Alkemie: Sweet Friendship: Courtly Songs & Dances from 15th-century Italy and France

Members of Alkemie

Alkemie is a group of stunningly multi-talented performers who play, sing, and dance a program of 15th-century music on the theme of love's intense pleasures and pains. Gender-bending, polyamorous, and a little racy—the secular songs of the 15th century have a very modern sensibility, enhanced in this concert by the playful English subtitles (Raphael Seligman is credited). Elisa Sutherland's videography misdirects our attention a time or two, but generally is quite striking, as you can see in the preview:

https://www.youtube.com/watch?v=jL5Txt7z4Qk

A reminder that all of these wonderful concerts and the others available on the BEMF website can be viewed until July 11.

For more information:


  1. Other joys of attending concerts in person: encountering people who bring their takeout food into the theater and treat the lowering of the lights as a signal to noisily unwrap it and chow down (favoring everyone else in the auditorium not only with the noise but with the pungent smell of their food). Or people who, belching, generously share with their neighbors the rich aromas of their pre-concert dinner. Or people who are eager to share the concert with their friends and followers and raise their cellphones to record the entire thing as soon as the curtain is raised. (Better: people who take photos of the distant, lighted stage with their flash on. Still better: people who, when asked to stop recording/taking photos, berate those making the request for their elitist sense of entitlement.)

    Or people who hum or sing along with every familiar tune. Or people with major colds who insist on attending nonetheless and sniffle, snuck and sneeze throughout the performance. (Better: when it's concert by an a capella group.) Or people who think that instrumental music is simply background and blithely continue their pre-concert conversations after the performance has begun.

    Or people who wait for the quietest moments to unwrap the crinkly cellophane from their candies.
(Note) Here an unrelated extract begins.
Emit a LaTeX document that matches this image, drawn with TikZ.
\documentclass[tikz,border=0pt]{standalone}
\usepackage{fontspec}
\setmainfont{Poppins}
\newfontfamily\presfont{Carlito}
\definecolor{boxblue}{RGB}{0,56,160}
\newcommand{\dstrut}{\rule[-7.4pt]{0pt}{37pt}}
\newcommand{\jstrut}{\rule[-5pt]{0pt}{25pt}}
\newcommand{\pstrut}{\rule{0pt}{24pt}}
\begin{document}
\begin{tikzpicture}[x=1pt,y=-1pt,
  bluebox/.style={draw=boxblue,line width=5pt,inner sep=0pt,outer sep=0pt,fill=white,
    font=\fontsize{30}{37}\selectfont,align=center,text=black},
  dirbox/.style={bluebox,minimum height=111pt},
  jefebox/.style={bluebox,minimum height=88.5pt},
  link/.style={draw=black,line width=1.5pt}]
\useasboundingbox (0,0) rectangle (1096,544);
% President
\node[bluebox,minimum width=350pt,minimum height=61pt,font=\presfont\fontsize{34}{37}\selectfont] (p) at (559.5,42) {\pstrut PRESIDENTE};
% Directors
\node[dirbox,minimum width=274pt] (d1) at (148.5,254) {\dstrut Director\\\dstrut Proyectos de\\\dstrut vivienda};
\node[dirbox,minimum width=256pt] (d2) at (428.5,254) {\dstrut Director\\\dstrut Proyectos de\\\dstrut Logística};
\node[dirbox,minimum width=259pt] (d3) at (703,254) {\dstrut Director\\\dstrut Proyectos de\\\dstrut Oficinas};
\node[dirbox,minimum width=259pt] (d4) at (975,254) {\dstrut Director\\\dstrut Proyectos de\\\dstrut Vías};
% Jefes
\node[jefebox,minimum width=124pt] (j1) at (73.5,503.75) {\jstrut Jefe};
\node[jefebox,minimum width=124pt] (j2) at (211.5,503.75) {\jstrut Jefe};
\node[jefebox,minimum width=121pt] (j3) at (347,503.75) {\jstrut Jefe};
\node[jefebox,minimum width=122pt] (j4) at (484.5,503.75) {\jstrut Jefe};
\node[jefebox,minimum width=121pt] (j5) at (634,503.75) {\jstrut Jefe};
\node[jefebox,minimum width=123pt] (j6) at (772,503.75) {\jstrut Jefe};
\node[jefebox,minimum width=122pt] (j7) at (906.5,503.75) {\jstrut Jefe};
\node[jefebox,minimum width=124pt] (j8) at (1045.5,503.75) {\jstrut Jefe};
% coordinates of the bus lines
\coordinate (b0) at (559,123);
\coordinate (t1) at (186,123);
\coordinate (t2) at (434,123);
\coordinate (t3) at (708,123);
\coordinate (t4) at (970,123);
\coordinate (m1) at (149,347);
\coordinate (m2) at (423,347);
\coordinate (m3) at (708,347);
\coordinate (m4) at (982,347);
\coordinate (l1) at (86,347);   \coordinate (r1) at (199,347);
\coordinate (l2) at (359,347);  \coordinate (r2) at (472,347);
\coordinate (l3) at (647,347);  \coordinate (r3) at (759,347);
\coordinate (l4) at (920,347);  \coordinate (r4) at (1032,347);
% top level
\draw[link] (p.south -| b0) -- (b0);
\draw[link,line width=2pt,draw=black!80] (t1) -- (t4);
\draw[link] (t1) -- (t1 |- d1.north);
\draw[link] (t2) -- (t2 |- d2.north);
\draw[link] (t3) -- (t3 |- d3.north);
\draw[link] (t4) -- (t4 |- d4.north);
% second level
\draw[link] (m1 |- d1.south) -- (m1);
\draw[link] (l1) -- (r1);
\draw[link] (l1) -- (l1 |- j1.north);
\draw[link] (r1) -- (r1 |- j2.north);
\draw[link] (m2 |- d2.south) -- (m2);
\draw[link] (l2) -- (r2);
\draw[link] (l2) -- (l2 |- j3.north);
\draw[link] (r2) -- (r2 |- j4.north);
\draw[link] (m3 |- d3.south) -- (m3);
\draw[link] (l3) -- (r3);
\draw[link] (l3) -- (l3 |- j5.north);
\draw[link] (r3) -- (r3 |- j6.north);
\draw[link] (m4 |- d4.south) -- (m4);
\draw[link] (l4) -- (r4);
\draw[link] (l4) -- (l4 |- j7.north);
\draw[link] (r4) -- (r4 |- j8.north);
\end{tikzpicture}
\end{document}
Or people who laugh inappropriately at the performers or other audience members. Or people who fall asleep in the darkness and begin to snore. Or people who emanate a suffocating cloud of manufactured scent blanketing all seats within five rows. Or people who, as soon as the performance seems to be ending, leap up and trample everyone in their row in their haste to leave the theater. And let's not forget the people who loudly shush (or better, issue bodily threats) to those committing any of the previously described crimes. . .

    Not, of course, that we've personally experienced audience members behaving in any of these ways. Oh no.